[Given exercise]: Print the lines starting at the line containing "Write a component" and ending at the line containing "CartesianGrid, Legend, Label", exactly and in full, without the pictures.

[START Information given]

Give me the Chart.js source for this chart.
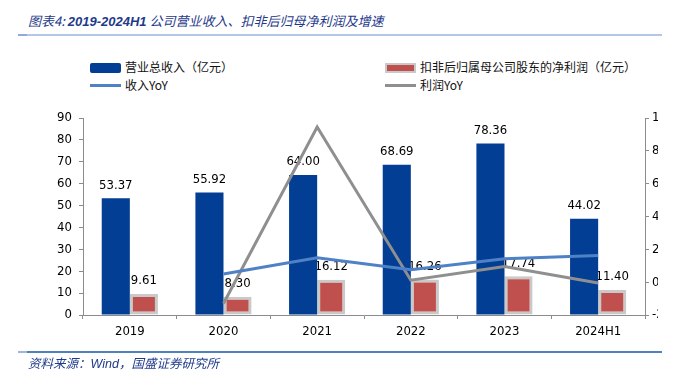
<!DOCTYPE html>
<html>
<head>
<meta charset="utf-8">
<script src="https://cdn.jsdelivr.net/npm/chart.js@4"></script>
<style>
  html, body { margin: 0; padding: 0; width: 678px; height: 381px; overflow: hidden; background: #fff; }
  #wrap { position: relative; width: 678px; height: 381px; }
  #clip { position: absolute; left: 0; top: 0; width: 658px; height: 381px; overflow: hidden; }
  #chart { position: absolute; left: 0; top: 0; }
  .title { position: absolute; left: 28px; top: 11px; font: italic 13px "Noto Sans CJK SC", sans-serif; color: #1f3a8a; white-space: nowrap; }
  .title b { font-family: "Liberation Sans", Arial, sans-serif; font-weight: bold; }
  .rule { position: absolute; height: 2px; }
  .footer { position: absolute; left: 28px; top: 353px; font: italic 12.5px "Noto Sans CJK SC", sans-serif; color: #1f3a8a; white-space: nowrap; }
  .footer span { font-family: "Liberation Sans", Arial, sans-serif; }
  .lg { position: absolute; font: 12px "Noto Sans CJK SC", sans-serif; color: #111; white-space: nowrap; line-height: 14px; }
  .sw { position: absolute; box-sizing: border-box; }
</style>
</head>
<body>
<div id="wrap">
  <div class="title">图表4:&nbsp;<b>2019-2024H1</b> 公司营业收入、扣非后归母净利润及增速</div>
  <div class="rule" style="left:18px; top:34px; width:644px; background:#b4c7e7;"></div>
  <div class="rule" style="left:18px; top:34px; width:9px; background:#8faadc;"></div>
  <div id="legend"></div>
  <div id="clip"><canvas id="chart"></canvas></div>
  <div class="rule" style="left:18px; top:351px; width:644px; background:#4f81bd;"></div>
  <div class="rule" style="left:18px; top:351px; width:9px; background:#9fb6dc;"></div>
  <div class="footer">资料来源：<span>Wind</span>，国盛证券研究所</div>
</div>
<script>
const categories = ['2019', '2020', '2021', '2022', '2023', '2024H1'];
const revenue = [53.37, 55.92, 64.00, 68.69, 78.36, 44.02];
const netProfit = [9.61, 8.30, 16.12, 16.26, 17.74, 11.40];
const revenueYoY = [null, 5.0, 14.8, 7.5, 14.2, 16.3];
const profitYoY = [null, -13.0, 94.5, 1.2, 9.6, -0.5];
const leftTicks = { min: 0, max: 90, step: 10 };
const rightTicks = { min: -20, max: 100, step: 20 };

const names = ['营业总收入（亿元）', '扣非后归属母公司股东的净利润（亿元）', '收入YoY', '利润YoY'];
const colors = { revenue: '#023e94', profit: '#c0504d', profitBorder: '#c9c9c9', revYoY: '#4f81c7', profYoY: '#8f8f8f' };

// legend, laid out like the original two-column box
const legend = document.getElementById('legend');
legend.innerHTML = `
  <div class="sw" style="left:90px; top:63px; width:31px; height:10px; background:${colors.revenue}; border-radius:2px;"></div>
  <div class="lg" style="left:125px; top:60px;">${names[0]}</div>
  <div class="sw" style="left:385px; top:63px; width:31px; height:10px; background:${colors.profit}; border:2px solid ${colors.profitBorder};"></div>
  <div class="lg" style="left:420px; top:60px;">${names[1]}</div>
  <div class="sw" style="left:90px; top:84px; width:31px; height:3px; background:${colors.revYoY};"></div>
  <div class="lg" style="left:125px; top:78px;">${names[2]}</div>
  <div class="sw" style="left:385px; top:84px; width:31px; height:3px; background:${colors.profYoY};"></div>
  <div class="lg" style="left:420px; top:78px;">${names[3]}</div>
`;

const labelFont = "13px 'DejaVu Sans Condensed', 'Liberation Sans', sans-serif";

// value labels for the bars, drawn before the lines so the lines sit on top
const barLabels = {
  id: 'barLabels',
  afterDatasetDraw(chart, args) {
    const ds = chart.data.datasets[args.index];
    if (ds.type !== 'bar') return;
    const ctx = chart.ctx;
    ctx.save();
    ctx.font = labelFont;
    ctx.fillStyle = '#000';
    ctx.textAlign = 'center';
    ctx.textBaseline = 'middle';
    args.meta.data.forEach((bar, i) => {
      ctx.fillText(ds.data[i].toFixed(2), bar.x, bar.y - 13);
    });
    ctx.restore();
  }
};

const canvas = document.getElementById('chart');
const W = 700, H = 381;
canvas.width = W; canvas.height = H;
canvas.style.width = W + 'px'; canvas.style.height = H + 'px';

const tickFont = { family: "'DejaVu Sans Condensed', 'Liberation Sans', sans-serif", size: 13 };

new Chart(canvas.getContext('2d'), {
  data: {
    labels: categories,
    datasets: [
      { type: 'line', label: names[2], data: revenueYoY, yAxisID: 'y1', borderColor: colors.revYoY, borderWidth: 3, pointRadius: 0, tension: 0, spanGaps: true, order: 1 },
      { type: 'line', label: names[3], data: profitYoY, yAxisID: 'y1', borderColor: colors.profYoY, borderWidth: 3, pointRadius: 0, tension: 0, spanGaps: true, order: 1 },
      { type: 'bar', label: names[0], data: revenue, yAxisID: 'y', backgroundColor: colors.revenue, borderWidth: 0, categoryPercentage: 0.6, barPercentage: 1.0, order: 2 },
      { type: 'bar', label: names[1], data: netProfit, yAxisID: 'y', backgroundColor: colors.profit, borderColor: colors.profitBorder, borderWidth: 3, borderSkipped: false, categoryPercentage: 0.6, barPercentage: 1.0, order: 2 }
    ]
  },
  options: {
    responsive: false,
    animation: false,
    devicePixelRatio: 1,
    layout: { padding: { top: 118, left: 0, right: 0, bottom: 0 } },
    plugins: { legend: { display: false }, tooltip: { enabled: false } },
    scales: {
      x: {
        offset: true,
        grid: { offset: true, drawOnChartArea: false, drawTicks: true, tickLength: 4, color: '#8c8c8c' },
        border: { color: '#8c8c8c', width: 1 },
        ticks: { color: '#000', font: tickFont, padding: 5, maxRotation: 0 },
        afterFit(s) { s.height = H - 315; }
      },
      y: {
        position: 'left',
        min: leftTicks.min, max: leftTicks.max,
        grid: { drawOnChartArea: false, drawTicks: true, tickLength: 4, color: '#8c8c8c' },
        border: { color: '#8c8c8c', width: 1 },
        ticks: { stepSize: leftTicks.step, color: '#000', font: tickFont, padding: 7 },
        afterFit(s) { s.width = 83; }
      },
      y1: {
        position: 'right',
        min: rightTicks.min, max: rightTicks.max,
        grid: { drawOnChartArea: false, drawTicks: true, tickLength: 4, color: '#8c8c8c' },
        border: { color: '#8c8c8c', width: 1 },
        ticks: { stepSize: rightTicks.step, color: '#000', font: tickFont, padding: 3, callback: v => v + '%' },
        afterFit(s) { s.width = W - 645; }
      }
    }
  },
  plugins: [barLabels]
});
</script>
</body>
</html>
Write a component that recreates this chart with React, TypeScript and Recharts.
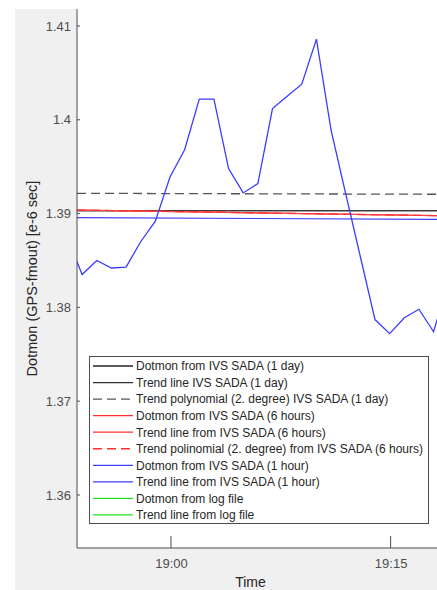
import React from 'react';
import { ComposedChart, Line, XAxis, YAxis, CartesianGrid, Legend, Label } from 'recharts';

// ---- data ----
const blueTimes = [
  '18:52:56', '18:53:56', '18:54:56', '18:55:56', '18:56:56', '18:57:56', '18:58:56',
  '18:59:56', '19:00:56', '19:01:56', '19:02:56', '19:03:56', '19:04:56', '19:05:56',
  '19:06:56', '19:07:56', '19:08:56', '19:09:56', '19:10:56', '19:11:56', '19:12:56',
  '19:13:56', '19:14:56', '19:15:56', '19:16:56', '19:17:56', '19:18:56',
];
const blueValues = [
  1.3874, 1.3835, 1.385, 1.3842, 1.3843, 1.387, 1.3892,
  1.3939, 1.3968, 1.4022, 1.4022, 1.3948, 1.3922, 1.3932,
  1.4012, 1.4025, 1.4038, 1.4086, 1.3989, 1.3921, 1.3854,
  1.3787, 1.3772, 1.3789, 1.3798, 1.3774, 1.3827,
];
const spanTimes = ['18:53:35', '19:18:10'];
const blackDayValues = [1.39031, 1.39031];
const blackTrendValues = [1.39031, 1.3903];
const grayPolyValues = [1.39216, 1.39206];
const redDotmonValues = [1.39038, 1.38978];
const redTrendValues = [1.39037, 1.38977];
const redPolyValues = [1.39038, 1.38978];
const blueTrendValues = [1.38956, 1.38939];

const xTickLabels = ['19:00', '19:15'];
const yTicks = [1.36, 1.37, 1.38, 1.39, 1.4, 1.41];

const legendLabels = [
  'Dotmon from IVS SADA (1 day)',
  'Trend line IVS SADA (1 day)',
  'Trend polynomial (2. degree) IVS SADA (1 day)',
  'Dotmon from IVS SADA (6 hours)',
  'Trend line from IVS SADA (6 hours)',
  'Trend polinomial (2. degree) from IVS SADA (6 hours)',
  'Dotmon from IVS SADA (1 hour)',
  'Trend line from IVS SADA (1 hour)',
  'Dotmon from log file',
  'Trend line from log file',
];
const legendColors = ['#262626', '#333333', '#555555', '#ff3030', '#ff3030', '#ff3030', '#3c3cff', '#3c3cff', '#22e022', '#22e022'];
const legendDashed = [false, false, true, false, false, true, false, false, false, false];

// ---- helpers ----
const toMin = (s: string) => {
  const [h, m, sec] = s.split(':').map(Number);
  return h * 60 + m + (sec || 0) / 60 - 19 * 60;
};
const fmtMin = (v: number) => {
  const total = Math.round(v) + 19 * 60;
  const h = Math.floor(total / 60);
  const m = total % 60;
  return `${h}:${m < 10 ? '0' : ''}${m}`;
};
const series = (times: string[], values: number[]) => times.map((t, i) => ({ t: toMin(t), v: values[i] }));

const blueData = series(blueTimes, blueValues);
const blackDay = series(spanTimes, blackDayValues);
const blackTrend = series(spanTimes, blackTrendValues);
const grayPoly = series(spanTimes, grayPolyValues);
const redDotmon = series(spanTimes, redDotmonValues);
const redTrend = series(spanTimes, redTrendValues);
const redPoly = series(spanTimes, redPolyValues);
const blueTrend = series(spanTimes, blueTrendValues);

const xDomain: [number, number] = [toMin(spanTimes[0]), toMin(spanTimes[1])];
const yDomain: [number, number] = [1.35435, 1.41181];
const xTicks = xTickLabels.map(toMin);

const FONT = '"Liberation Sans", Arial, Helvetica, sans-serif';
const AXIS = '#4d4d4d';
const TICKTXT = '#4d4d4d';

const YTick = (props: any) => {
  const { x, y, payload } = props;
  return (
    <g>
      <line x1={x + 6} x2={x + 9} y1={y} y2={y} stroke={AXIS} strokeWidth={1} />
      <text x={x} y={y} dy="0.36em" textAnchor="end" fontSize={13} fontFamily={FONT} fill={TICKTXT}>
        {String(payload.value)}
      </text>
    </g>
  );
};

const XTick = (props: any) => {
  const { x, y, payload } = props;
  return (
    <g>
      <line x1={x} x2={x} y1={y} y2={y - 12} stroke={AXIS} strokeWidth={1} />
      <text x={x + 0.5} y={y + 20} textAnchor="middle" fontSize={13} fontFamily={FONT} fill={TICKTXT}>
        {fmtMin(payload.value)}
      </text>
    </g>
  );
};

const renderLegend = () => (
  <div
    style={{
      width: 340,
      height: 168,
      border: `1px solid ${AXIS}`,
      background: '#fff',
      boxSizing: 'border-box',
    }}
  >
    <svg width={338} height={166} style={{ display: 'block' }}>
      {legendLabels.map((lab, i) => {
        const cy = 9 + i * 16.55;
        return (
          <g key={lab}>
            <line
              x1={3}
              x2={43}
              y1={cy}
              y2={cy}
              stroke={legendColors[i]}
              strokeWidth={1.3}
              strokeDasharray={legendDashed[i] ? '9 5' : undefined}
            />
            <text x={46} y={cy} dy="0.36em" fontSize={12} fontFamily={FONT} fill="#262626">
              {lab}
            </text>
          </g>
        );
      })}
    </svg>
  </div>
);

export default function App() {
  return (
    <div style={{ position: 'absolute', left: 0, top: 0, width: 437, height: 590, background: '#fff', overflow: 'hidden' }}>
      <div style={{ position: 'absolute', left: 15, top: 9, width: 422, height: 581, background: '#f0f0f0' }} />
      <div style={{ position: 'absolute', left: 0, top: 0 }}>
        <ComposedChart width={437} height={590} margin={{ top: 9, right: 0, bottom: 0, left: 15 }}>
          <CartesianGrid horizontal={false} vertical={false} fill="#ffffff" />
          <XAxis
            type="number"
            dataKey="t"
            domain={xDomain}
            allowDataOverflow
            ticks={xTicks}
            height={42}
            tickSize={0}
            tickMargin={0}
            tickLine={false}
            tick={<XTick />}
            axisLine={{ stroke: AXIS, strokeWidth: 1 }}
          >
            <Label
              content={() => (
                <text x={250.5} y={586.5} textAnchor="middle" fontSize={14} fontFamily={FONT} fill="#262626">
                  Time
                </text>
              )}
            />
          </XAxis>
          <YAxis
            type="number"
            domain={yDomain}
            allowDataOverflow
            ticks={yTicks}
            width={62}
            tickSize={0}
            tickMargin={6}
            tickLine={false}
            tick={<YTick />}
            axisLine={{ stroke: AXIS, strokeWidth: 1 }}
          >
            <Label
              content={() => (
                <text
                  x={37}
                  y={278.5}
                  transform="rotate(-90 37 278.5)"
                  textAnchor="middle"
                  fontSize={14.5}
                  fontFamily={FONT}
                  fill="#262626"
                >
                  Dotmon (GPS-fmout) [e-6 sec]
                </text>
              )}
            />
          </YAxis>
          <Legend
            verticalAlign="middle"
            align="center"
            content={renderLegend}
            wrapperStyle={{ left: 89, top: 356, width: 340, height: 168 }}
          />
          <Line data={blackDay} dataKey="v" stroke="#1a1a1a" strokeWidth={1.1} dot={false} isAnimationActive={false} />
          <Line data={blackTrend} dataKey="v" stroke="#333333" strokeWidth={1.1} dot={false} isAnimationActive={false} />
          <Line data={grayPoly} dataKey="v" stroke="#555555" strokeWidth={1.3} strokeDasharray="9 5" dot={false} isAnimationActive={false} />
          <Line data={redDotmon} dataKey="v" stroke="#ff3030" strokeWidth={1.2} dot={false} isAnimationActive={false} />
          <Line data={redTrend} dataKey="v" stroke="#ff4a4a" strokeWidth={1.2} dot={false} isAnimationActive={false} />
          <Line data={redPoly} dataKey="v" stroke="#ff3030" strokeWidth={1.2} strokeDasharray="9 5" dot={false} isAnimationActive={false} />
          <Line data={blueTrend} dataKey="v" stroke="#3c3cff" strokeWidth={1.2} dot={false} isAnimationActive={false} />
          <Line data={blueData} dataKey="v" stroke="#3c3cff" strokeWidth={1.3} dot={false} isAnimationActive={false} />
        </ComposedChart>
      </div>
    </div>
  );
}
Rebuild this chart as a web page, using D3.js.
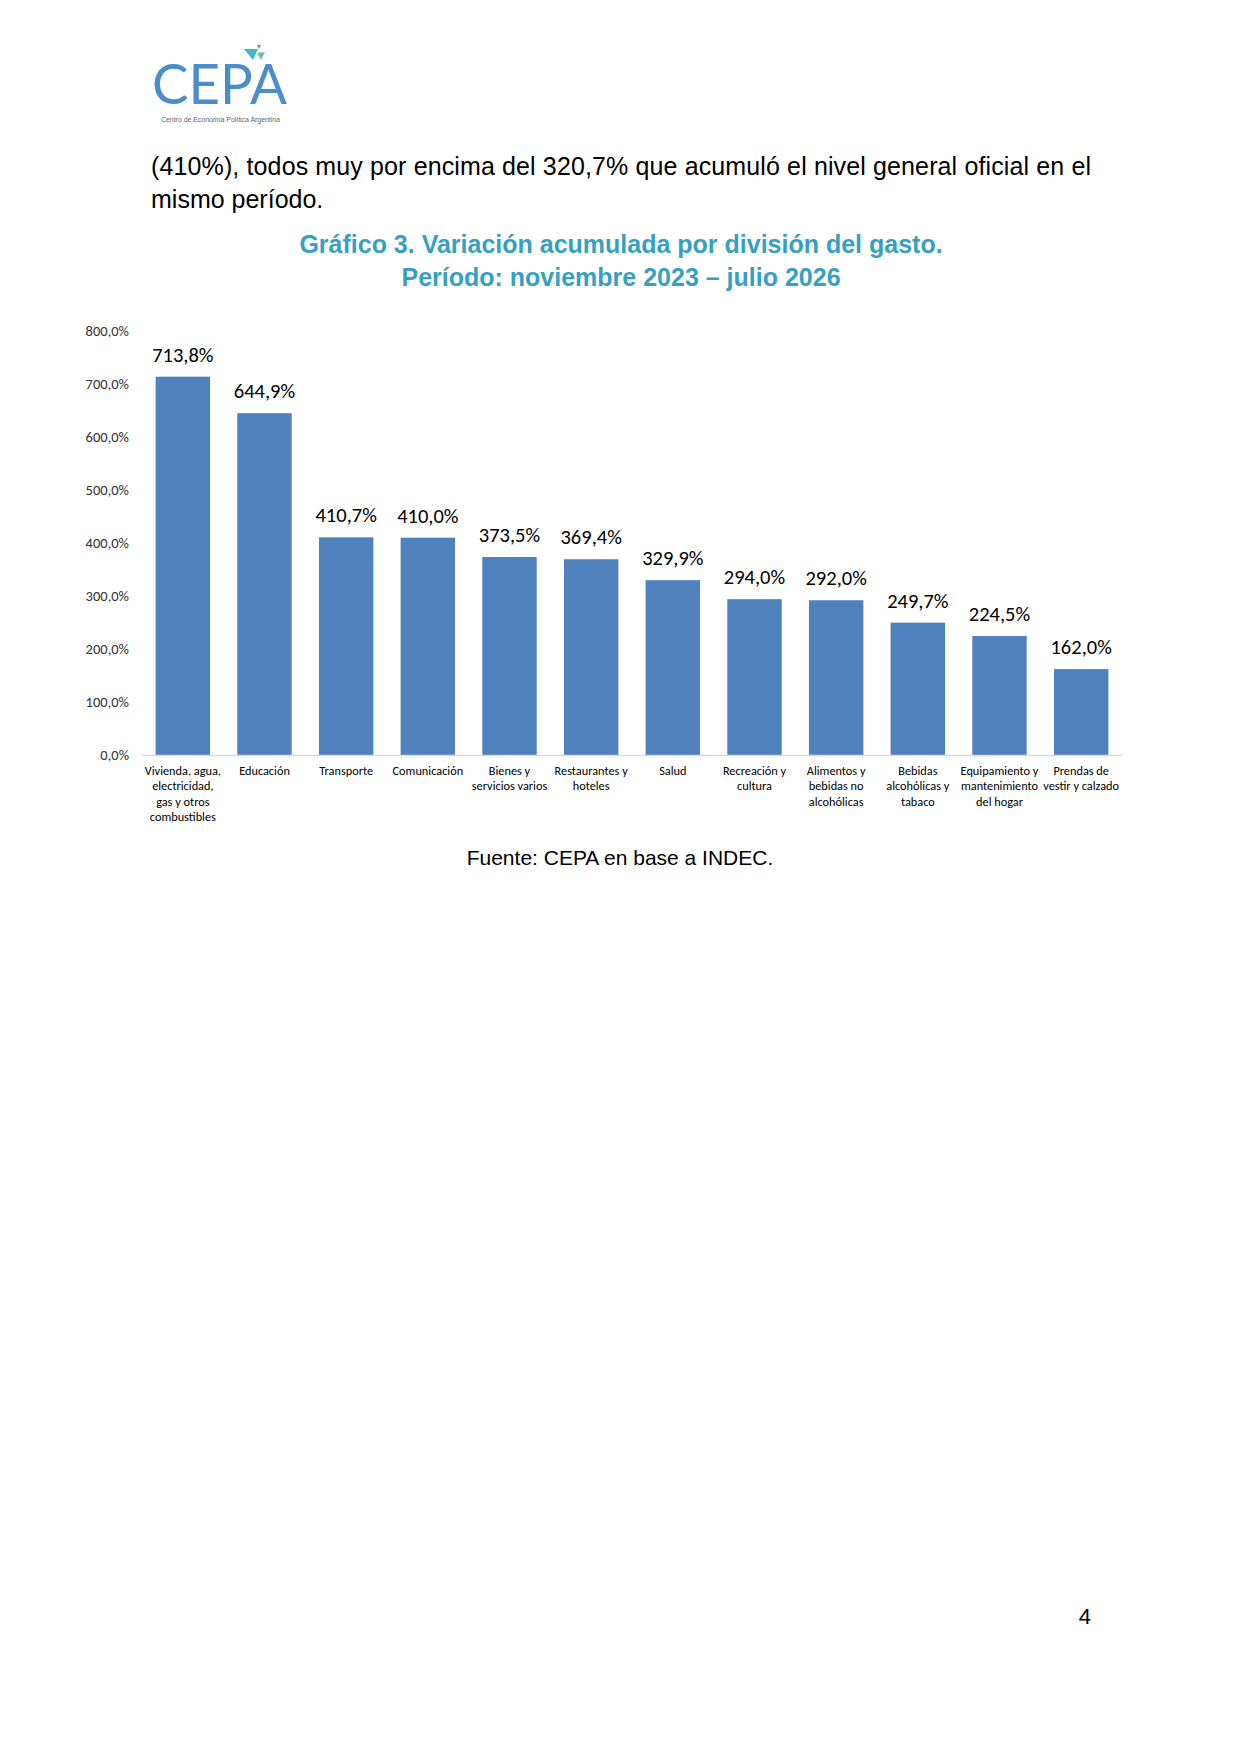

[END Information given]

[Output of the exercise]:
Write a component that recreates this chart with React, TypeScript and Recharts.
import React from 'react';
import { ComposedChart, Line, XAxis, YAxis, CartesianGrid, Legend, Label } from 'recharts';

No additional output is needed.